Roberts: I think satire can cut to the bone on certain issues where addressing them in more direct ways sometimes fails to, at least for some purposes. Journalism and activism are both massively important, but there are also other important means — a song, a movie, or an SNL skit — that can heighten our societal consciousness. I love seeing when artists use the palatable means of their work to speak truths about the status quo. For obvious reasons, satire might be more important now than ever, or at least in recent memory.
C&I: Nice comment from top brass at Carry On Music management company: “We see Clint as a career artist and an influential songwriter, someone whose creative contributions will be felt, respected and enjoyed for years to come.” Assuming you do achieve lasting impact as a songwriter, what do you hope to do with that influence?
Roberts: I hope to recontextualize what pop music can be — emphasis on hope because breaking into Top 40 is a pretty lofty aspiration. As a writer, I’ve always had a pop sensibility, but I’ve often found myself disappointed in how artistically narrow the ways a pop song can be presented. Sure, you’ll hear the occasional kooky sample that lets some songs stand apart, but so much of music is presented in a predictable format after the repeal of the Telecommunications Act in the ’90s. I always look to the ’90s as a time when, if you had a hook that was enough, it didn’t matter how weird or atypical the presentation was. When’s the last time you heard a song on Top 40 radio with an Hammond B3, a pedal steel, or a mandolin in it?
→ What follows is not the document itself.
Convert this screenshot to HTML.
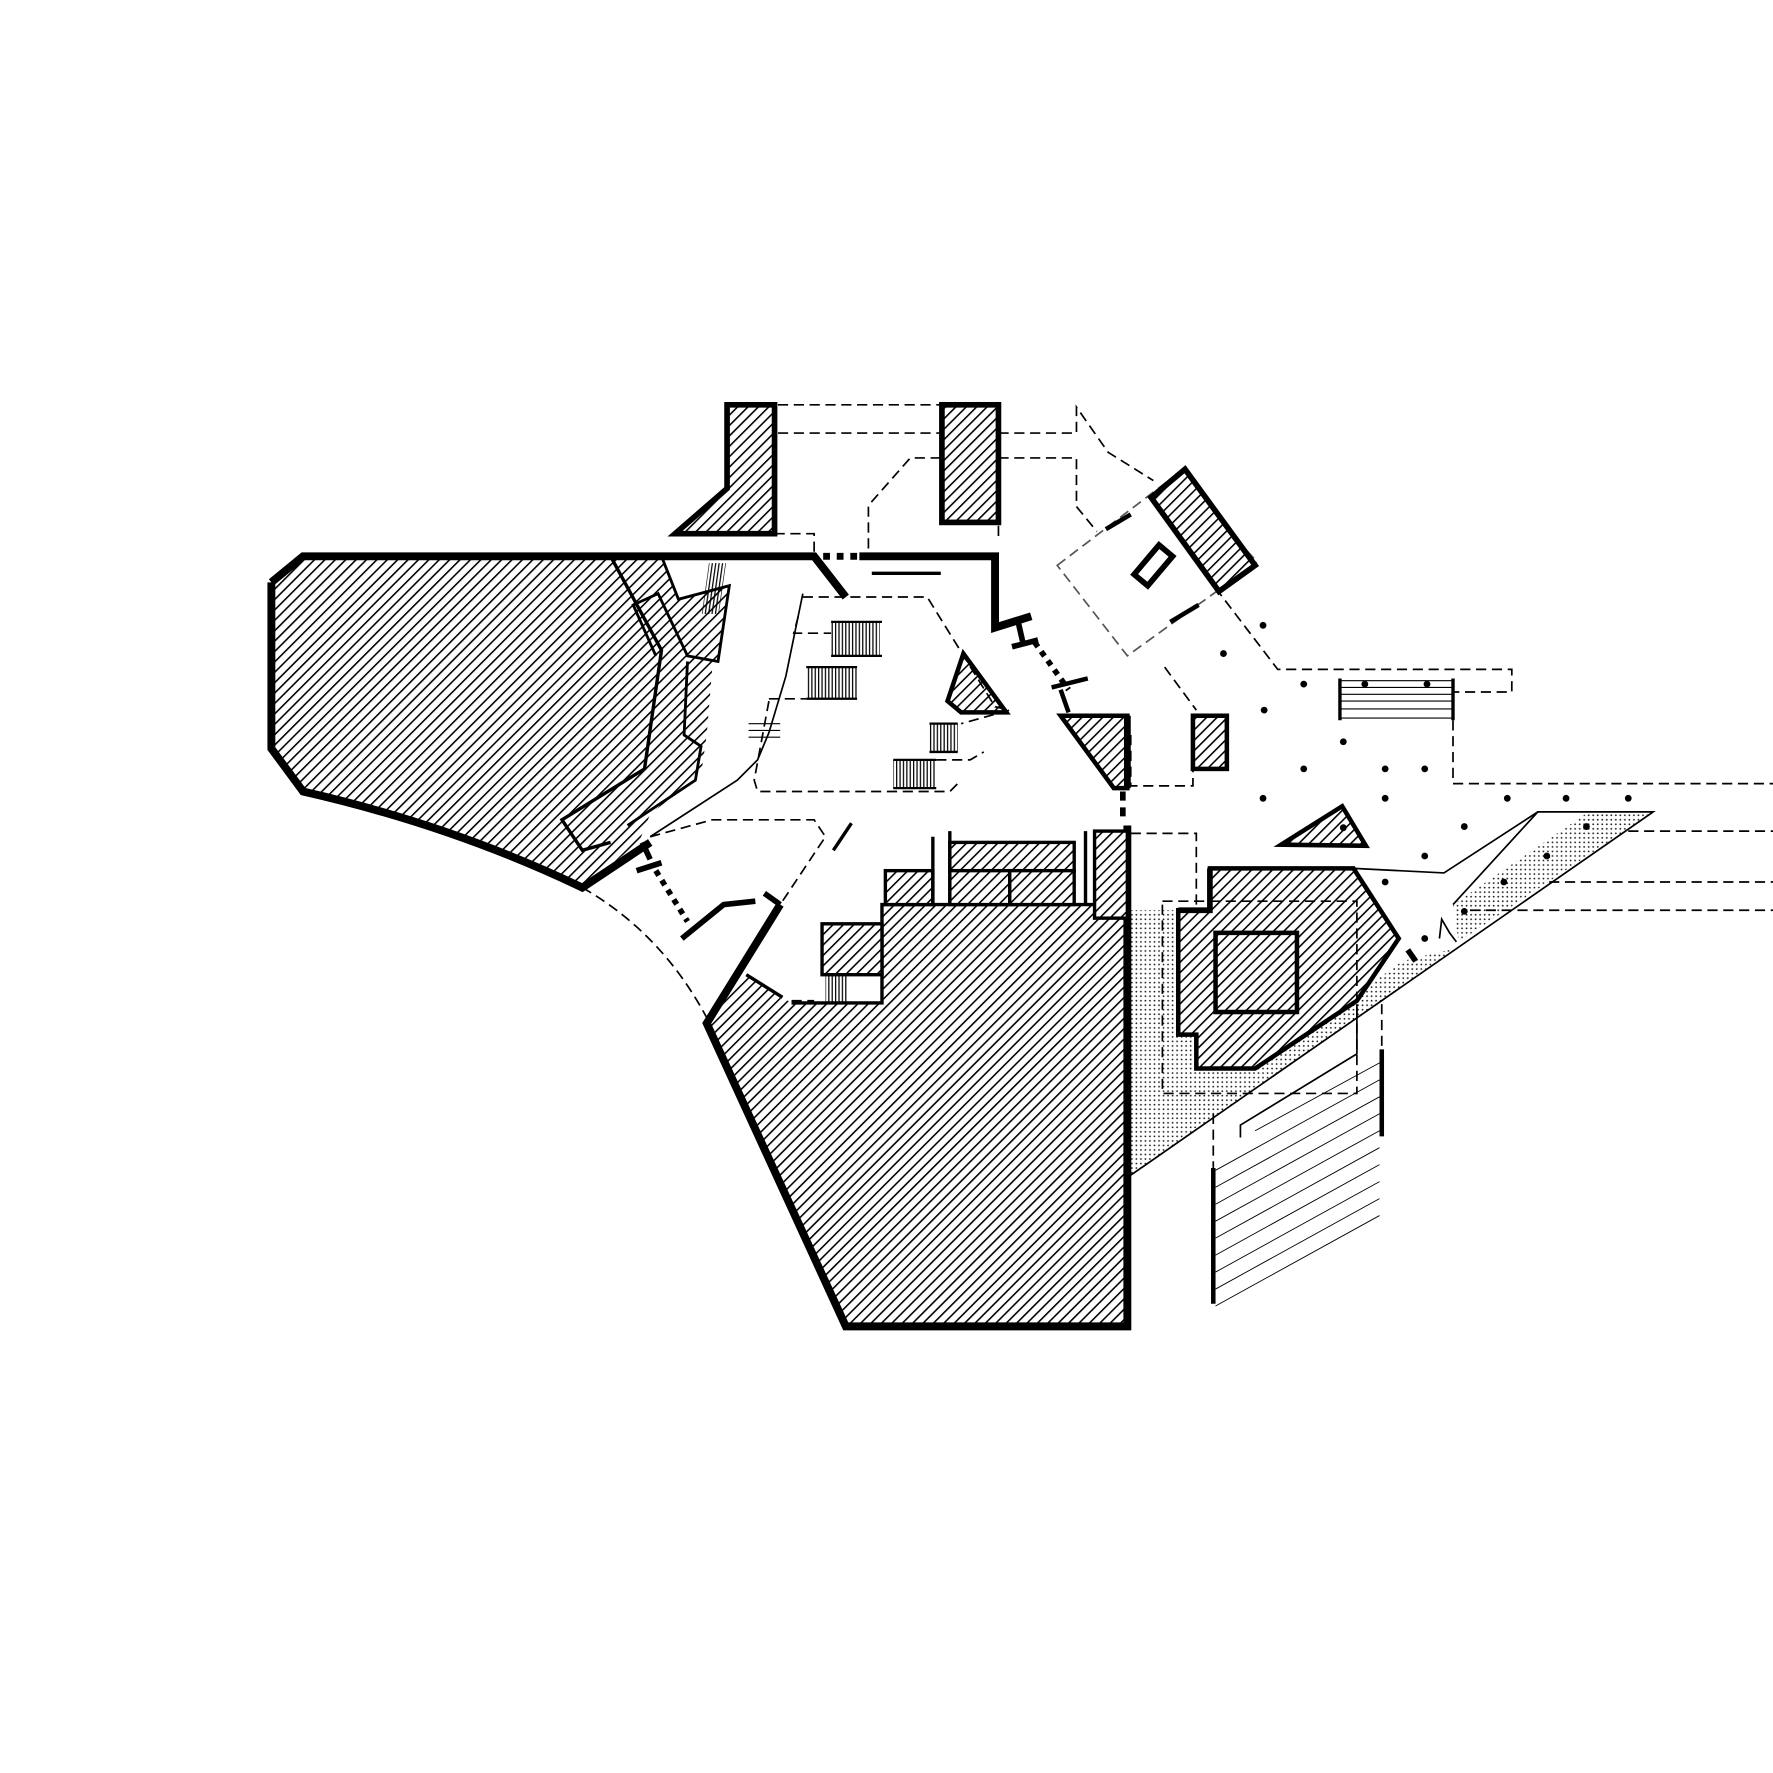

C&I: Where are you with the new record?
Roberts: I actually just got back from Nashville last week, where I finished up recording the entirety of the album, which has all of the same players on it as “Nero’s Waltz” did — Grammy Award-winning producer Ben Fowler, Gordan Mote (keys), Dan Dugmore (guitar, pedal steel, lap steel), Fred Eltringham (drums, percussion), Brian Sutton (acoustic guitar, mandolin), and Mark Hill (bass). All that’s left is final production and mastering.
C&I: Besides the studio, do you have a favorite place to create?
Roberts: Starting a song is, more often than not, a eureka moment that takes place in the car while driving, at the grocery store, on a run in the woods, etc. That’s where a melody, a lyrical hook, or a compelling concept usually enters my brain and creates the initial spark of a song. It’s very rare that I get a song done in one location start to finish, or in one sitting, but I think that having the additional stimuli of different settings allows more flavors and moods to make their way into my work. I wouldn’t say that I have a favorite place to create, but I would say that there are places where much of my work is written. When I’m driving alone and for long distances, I’m usually relatively productive.
C&I: Gotta ask about the supercool Western shirts you wear, especially that light aqua floral. Where do you find them?
Roberts: I get my pearl snaps from a variety of places! Mostly Goodwill, some vintage stores, Western stores, etc. I prefer the vintage stuff that isn’t overstated. It’s in vogue to be completely Nudie-suited-out right now, but like every other popular phase, I think it will be kicked to the side by the mainstream rather quickly. I love the look of a lot of that clothing, but it’s a bit era-specific for my tastes. In my opinion, you either need to sound like Mel Tillis or Rose Maddox, or be some alternative artist that’s doing it ironically, for it to make sense. I like the shirts that you’re not entirely sure what decade it was made in. Timelessness is key.